Given problem → Transcribe the lines from the start of the data below through the line with "IBM Institute for", word for word and nothing more.

------------

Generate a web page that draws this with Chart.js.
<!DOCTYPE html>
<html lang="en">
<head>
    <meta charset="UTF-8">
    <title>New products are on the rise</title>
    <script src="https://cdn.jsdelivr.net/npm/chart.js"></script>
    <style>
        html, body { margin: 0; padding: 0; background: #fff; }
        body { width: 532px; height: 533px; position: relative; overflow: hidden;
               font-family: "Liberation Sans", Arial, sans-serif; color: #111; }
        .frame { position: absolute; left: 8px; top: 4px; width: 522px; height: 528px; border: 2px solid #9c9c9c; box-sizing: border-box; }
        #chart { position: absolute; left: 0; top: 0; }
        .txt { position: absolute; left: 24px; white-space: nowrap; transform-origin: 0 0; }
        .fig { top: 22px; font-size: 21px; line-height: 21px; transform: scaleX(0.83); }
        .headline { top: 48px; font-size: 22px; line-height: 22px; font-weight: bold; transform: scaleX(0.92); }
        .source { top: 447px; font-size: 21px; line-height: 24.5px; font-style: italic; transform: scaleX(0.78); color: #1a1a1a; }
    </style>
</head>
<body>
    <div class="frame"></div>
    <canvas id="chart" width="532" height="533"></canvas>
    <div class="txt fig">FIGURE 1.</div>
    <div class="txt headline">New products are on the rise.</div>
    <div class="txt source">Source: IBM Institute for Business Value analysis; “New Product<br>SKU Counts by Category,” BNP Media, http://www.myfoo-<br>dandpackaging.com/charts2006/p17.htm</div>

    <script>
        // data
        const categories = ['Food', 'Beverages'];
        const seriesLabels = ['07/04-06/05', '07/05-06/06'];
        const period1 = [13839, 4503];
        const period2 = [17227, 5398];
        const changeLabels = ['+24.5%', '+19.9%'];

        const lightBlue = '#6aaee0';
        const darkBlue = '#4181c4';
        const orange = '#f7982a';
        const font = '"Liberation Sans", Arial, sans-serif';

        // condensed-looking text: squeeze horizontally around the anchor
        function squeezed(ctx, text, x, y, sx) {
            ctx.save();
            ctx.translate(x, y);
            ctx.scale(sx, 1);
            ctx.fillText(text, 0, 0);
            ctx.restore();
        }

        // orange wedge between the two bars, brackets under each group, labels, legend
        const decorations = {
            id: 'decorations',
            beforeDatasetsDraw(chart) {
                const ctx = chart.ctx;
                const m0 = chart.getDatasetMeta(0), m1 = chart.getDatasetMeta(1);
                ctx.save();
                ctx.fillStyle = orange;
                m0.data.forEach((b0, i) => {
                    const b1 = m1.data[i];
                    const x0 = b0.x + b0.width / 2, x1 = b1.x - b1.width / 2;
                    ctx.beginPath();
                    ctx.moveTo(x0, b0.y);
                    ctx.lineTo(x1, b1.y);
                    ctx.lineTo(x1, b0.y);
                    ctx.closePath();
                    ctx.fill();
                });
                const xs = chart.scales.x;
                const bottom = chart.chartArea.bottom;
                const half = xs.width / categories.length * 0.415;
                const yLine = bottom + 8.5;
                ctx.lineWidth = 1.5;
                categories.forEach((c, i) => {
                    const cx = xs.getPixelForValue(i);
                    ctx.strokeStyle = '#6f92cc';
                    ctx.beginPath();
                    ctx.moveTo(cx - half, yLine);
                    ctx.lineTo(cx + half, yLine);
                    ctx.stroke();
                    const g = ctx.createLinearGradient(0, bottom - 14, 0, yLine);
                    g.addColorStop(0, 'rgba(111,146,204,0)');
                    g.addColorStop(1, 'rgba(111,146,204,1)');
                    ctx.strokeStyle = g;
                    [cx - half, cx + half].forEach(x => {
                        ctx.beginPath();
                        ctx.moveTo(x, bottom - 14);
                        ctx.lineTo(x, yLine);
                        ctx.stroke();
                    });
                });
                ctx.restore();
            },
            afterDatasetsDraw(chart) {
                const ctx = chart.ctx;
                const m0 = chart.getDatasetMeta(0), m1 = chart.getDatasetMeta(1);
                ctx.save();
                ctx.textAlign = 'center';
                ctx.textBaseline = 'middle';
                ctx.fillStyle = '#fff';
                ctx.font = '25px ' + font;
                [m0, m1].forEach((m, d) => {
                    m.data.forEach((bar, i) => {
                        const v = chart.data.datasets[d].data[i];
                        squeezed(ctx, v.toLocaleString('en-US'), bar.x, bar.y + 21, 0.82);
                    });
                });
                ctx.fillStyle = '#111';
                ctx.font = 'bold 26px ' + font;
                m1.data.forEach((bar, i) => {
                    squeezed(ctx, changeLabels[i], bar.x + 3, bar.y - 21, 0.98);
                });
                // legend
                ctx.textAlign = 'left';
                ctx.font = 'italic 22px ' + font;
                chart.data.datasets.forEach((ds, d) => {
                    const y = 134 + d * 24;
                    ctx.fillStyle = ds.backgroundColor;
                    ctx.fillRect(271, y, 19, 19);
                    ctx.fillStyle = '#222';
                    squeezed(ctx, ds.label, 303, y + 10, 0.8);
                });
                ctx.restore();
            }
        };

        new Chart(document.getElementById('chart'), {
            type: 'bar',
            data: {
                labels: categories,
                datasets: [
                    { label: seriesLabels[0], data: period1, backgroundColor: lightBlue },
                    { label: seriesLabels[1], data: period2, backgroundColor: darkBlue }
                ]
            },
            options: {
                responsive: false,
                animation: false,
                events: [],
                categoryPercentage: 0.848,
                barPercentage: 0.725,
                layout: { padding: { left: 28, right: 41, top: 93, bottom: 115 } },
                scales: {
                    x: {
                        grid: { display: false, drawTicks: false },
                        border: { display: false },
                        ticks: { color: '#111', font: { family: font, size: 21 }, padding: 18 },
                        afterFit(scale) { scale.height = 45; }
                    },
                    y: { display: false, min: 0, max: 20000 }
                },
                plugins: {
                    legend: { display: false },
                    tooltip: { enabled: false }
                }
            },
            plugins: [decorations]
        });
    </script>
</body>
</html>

------------

Task output →
Generate a web page that draws this with Chart.js.
<!DOCTYPE html>
<html lang="en">
<head>
    <meta charset="UTF-8">
    <title>New products are on the rise</title>
    <script src="https://cdn.jsdelivr.net/npm/chart.js"></script>
    <style>
        html, body { margin: 0; padding: 0; background: #fff; }
        body { width: 532px; height: 533px; position: relative; overflow: hidden;
               font-family: "Liberation Sans", Arial, sans-serif; color: #111; }
        .frame { position: absolute; left: 8px; top: 4px; width: 522px; height: 528px; border: 2px solid #9c9c9c; box-sizing: border-box; }
        #chart { position: absolute; left: 0; top: 0; }
        .txt { position: absolute; left: 24px; white-space: nowrap; transform-origin: 0 0; }
        .fig { top: 22px; font-size: 21px; line-height: 21px; transform: scaleX(0.83); }
        .headline { top: 48px; font-size: 22px; line-height: 22px; font-weight: bold; transform: scaleX(0.92); }
        .source { top: 447px; font-size: 21px; line-height: 24.5px; font-style: italic; transform: scaleX(0.78); color: #1a1a1a; }
    </style>
</head>
<body>
    <div class="frame"></div>
    <canvas id="chart" width="532" height="533"></canvas>
    <div class="txt fig">FIGURE 1.</div>
    <div class="txt headline">New products are on the rise.</div>
    <div class="txt source">Source: IBM Institute for Business Value analysis; “New Product<br>SKU Counts by Category,” BNP Media, http://www.myfoo-<br>dandpackaging.com/charts2006/p17.htm</div>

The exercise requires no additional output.